** START Records provided **
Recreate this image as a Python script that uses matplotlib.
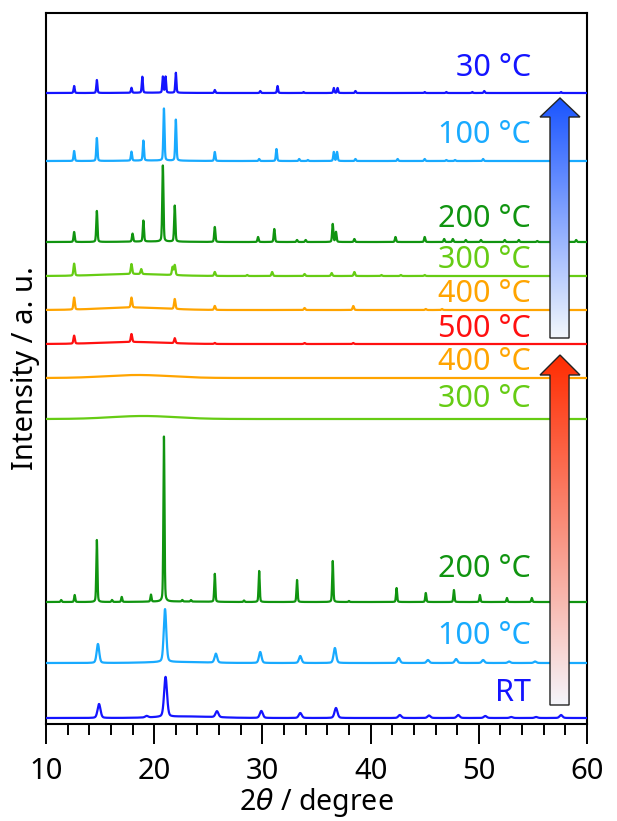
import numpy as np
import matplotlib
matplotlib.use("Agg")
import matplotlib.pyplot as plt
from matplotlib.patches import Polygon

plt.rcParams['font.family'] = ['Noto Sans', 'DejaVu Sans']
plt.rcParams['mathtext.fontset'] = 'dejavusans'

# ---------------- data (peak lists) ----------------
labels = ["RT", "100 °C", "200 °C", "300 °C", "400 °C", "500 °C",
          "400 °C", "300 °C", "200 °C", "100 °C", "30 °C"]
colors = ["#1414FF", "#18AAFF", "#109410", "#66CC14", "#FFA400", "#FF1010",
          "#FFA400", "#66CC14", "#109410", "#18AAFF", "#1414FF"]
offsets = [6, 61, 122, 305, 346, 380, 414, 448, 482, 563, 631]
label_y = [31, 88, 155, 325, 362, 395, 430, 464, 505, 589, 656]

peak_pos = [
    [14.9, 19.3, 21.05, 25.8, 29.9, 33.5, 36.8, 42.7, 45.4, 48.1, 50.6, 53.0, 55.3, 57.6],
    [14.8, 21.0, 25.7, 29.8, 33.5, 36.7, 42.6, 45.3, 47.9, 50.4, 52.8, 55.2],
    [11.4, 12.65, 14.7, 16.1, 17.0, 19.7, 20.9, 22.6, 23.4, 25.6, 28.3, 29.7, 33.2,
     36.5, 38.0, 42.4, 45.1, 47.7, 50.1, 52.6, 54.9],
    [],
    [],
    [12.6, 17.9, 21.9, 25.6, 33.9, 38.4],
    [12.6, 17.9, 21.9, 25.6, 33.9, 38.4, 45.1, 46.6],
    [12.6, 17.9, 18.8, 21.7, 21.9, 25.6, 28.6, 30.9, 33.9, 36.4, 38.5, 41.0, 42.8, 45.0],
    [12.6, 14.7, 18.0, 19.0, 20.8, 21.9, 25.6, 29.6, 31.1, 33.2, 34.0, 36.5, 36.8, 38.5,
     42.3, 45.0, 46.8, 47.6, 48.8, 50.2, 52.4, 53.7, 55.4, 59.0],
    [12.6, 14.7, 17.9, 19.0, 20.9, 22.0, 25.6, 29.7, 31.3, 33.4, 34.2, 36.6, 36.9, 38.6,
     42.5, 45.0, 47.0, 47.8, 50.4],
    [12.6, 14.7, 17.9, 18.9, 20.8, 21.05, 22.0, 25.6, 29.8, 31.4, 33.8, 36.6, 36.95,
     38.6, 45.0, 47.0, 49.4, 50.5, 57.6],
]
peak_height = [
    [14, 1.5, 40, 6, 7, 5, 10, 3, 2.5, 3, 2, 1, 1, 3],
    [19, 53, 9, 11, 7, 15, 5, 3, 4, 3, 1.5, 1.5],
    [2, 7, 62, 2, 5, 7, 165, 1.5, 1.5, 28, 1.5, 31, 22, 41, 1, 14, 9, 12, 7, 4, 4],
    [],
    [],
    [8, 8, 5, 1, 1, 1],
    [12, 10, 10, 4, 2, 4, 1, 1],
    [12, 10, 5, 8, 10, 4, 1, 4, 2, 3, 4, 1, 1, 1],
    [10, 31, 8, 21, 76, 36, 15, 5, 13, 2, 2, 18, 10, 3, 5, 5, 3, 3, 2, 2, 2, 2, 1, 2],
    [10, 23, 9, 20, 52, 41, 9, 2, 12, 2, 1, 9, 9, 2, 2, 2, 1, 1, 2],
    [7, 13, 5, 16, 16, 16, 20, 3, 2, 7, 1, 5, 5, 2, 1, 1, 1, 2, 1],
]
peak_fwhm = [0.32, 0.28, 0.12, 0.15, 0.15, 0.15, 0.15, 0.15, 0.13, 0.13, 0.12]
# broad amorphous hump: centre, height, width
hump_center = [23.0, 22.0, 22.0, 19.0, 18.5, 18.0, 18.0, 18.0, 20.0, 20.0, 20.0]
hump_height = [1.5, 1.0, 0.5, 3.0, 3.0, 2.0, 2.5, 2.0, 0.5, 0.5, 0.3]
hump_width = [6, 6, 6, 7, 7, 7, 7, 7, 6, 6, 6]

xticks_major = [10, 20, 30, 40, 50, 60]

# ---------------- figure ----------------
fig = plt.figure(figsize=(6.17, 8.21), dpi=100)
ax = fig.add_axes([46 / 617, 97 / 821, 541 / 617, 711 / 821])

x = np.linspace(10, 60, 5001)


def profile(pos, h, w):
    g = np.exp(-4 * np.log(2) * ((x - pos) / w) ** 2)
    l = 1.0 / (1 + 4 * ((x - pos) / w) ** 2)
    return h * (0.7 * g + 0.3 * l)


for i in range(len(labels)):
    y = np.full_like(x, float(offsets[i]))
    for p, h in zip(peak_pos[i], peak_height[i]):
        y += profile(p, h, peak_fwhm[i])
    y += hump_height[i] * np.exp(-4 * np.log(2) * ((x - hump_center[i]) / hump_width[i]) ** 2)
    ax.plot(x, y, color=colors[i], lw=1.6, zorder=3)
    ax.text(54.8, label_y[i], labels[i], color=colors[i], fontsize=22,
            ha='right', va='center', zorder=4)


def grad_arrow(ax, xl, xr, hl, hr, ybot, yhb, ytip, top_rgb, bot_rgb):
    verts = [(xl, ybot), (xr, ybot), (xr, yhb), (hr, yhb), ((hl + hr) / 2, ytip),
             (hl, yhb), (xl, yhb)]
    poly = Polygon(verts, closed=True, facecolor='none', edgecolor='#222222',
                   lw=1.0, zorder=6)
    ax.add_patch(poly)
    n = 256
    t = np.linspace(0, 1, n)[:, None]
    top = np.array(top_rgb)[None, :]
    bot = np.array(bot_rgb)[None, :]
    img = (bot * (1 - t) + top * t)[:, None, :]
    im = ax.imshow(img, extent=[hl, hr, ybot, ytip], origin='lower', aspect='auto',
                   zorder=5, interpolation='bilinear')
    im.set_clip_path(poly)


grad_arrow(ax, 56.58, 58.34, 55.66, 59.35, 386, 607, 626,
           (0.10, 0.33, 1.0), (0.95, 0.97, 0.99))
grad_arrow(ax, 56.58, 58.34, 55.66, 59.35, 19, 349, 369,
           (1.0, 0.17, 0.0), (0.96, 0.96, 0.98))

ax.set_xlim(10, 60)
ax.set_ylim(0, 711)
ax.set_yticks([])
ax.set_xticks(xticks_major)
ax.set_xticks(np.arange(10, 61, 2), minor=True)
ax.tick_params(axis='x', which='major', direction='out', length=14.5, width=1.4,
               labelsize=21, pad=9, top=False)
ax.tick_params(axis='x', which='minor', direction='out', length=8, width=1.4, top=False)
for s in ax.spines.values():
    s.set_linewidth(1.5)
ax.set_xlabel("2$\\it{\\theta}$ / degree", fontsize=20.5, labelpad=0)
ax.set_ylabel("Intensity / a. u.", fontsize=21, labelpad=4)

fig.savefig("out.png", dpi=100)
** END Records provided **
** START Records provided **
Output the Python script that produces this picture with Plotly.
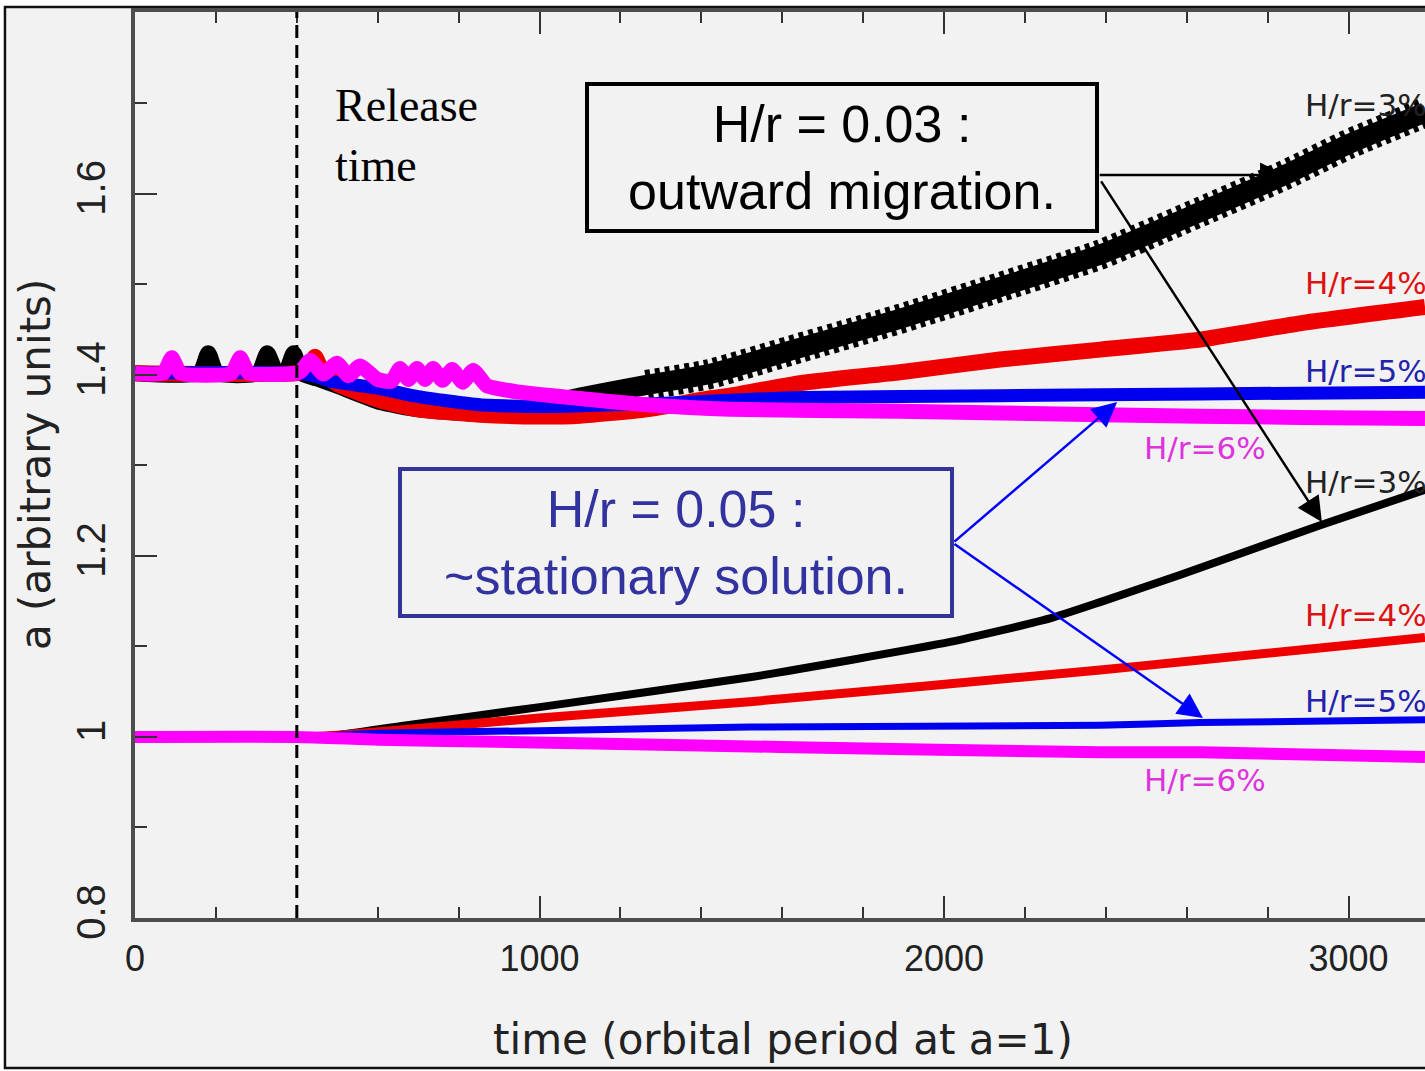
** END Records provided **
* **Task objective**:
Copy exactly the part of the material above that opens with the line containing "Recreate this image" and closes with the line containing "505, 589, 656]", ends included. Drop the images.

* **Exercise solution**:
Recreate this image as a Python script that uses matplotlib.
import numpy as np
import matplotlib
matplotlib.use("Agg")
import matplotlib.pyplot as plt
from matplotlib.patches import Polygon

plt.rcParams['font.family'] = ['Noto Sans', 'DejaVu Sans']
plt.rcParams['mathtext.fontset'] = 'dejavusans'

# ---------------- data (peak lists) ----------------
labels = ["RT", "100 °C", "200 °C", "300 °C", "400 °C", "500 °C",
          "400 °C", "300 °C", "200 °C", "100 °C", "30 °C"]
colors = ["#1414FF", "#18AAFF", "#109410", "#66CC14", "#FFA400", "#FF1010",
          "#FFA400", "#66CC14", "#109410", "#18AAFF", "#1414FF"]
offsets = [6, 61, 122, 305, 346, 380, 414, 448, 482, 563, 631]
label_y = [31, 88, 155, 325, 362, 395, 430, 464, 505, 589, 656]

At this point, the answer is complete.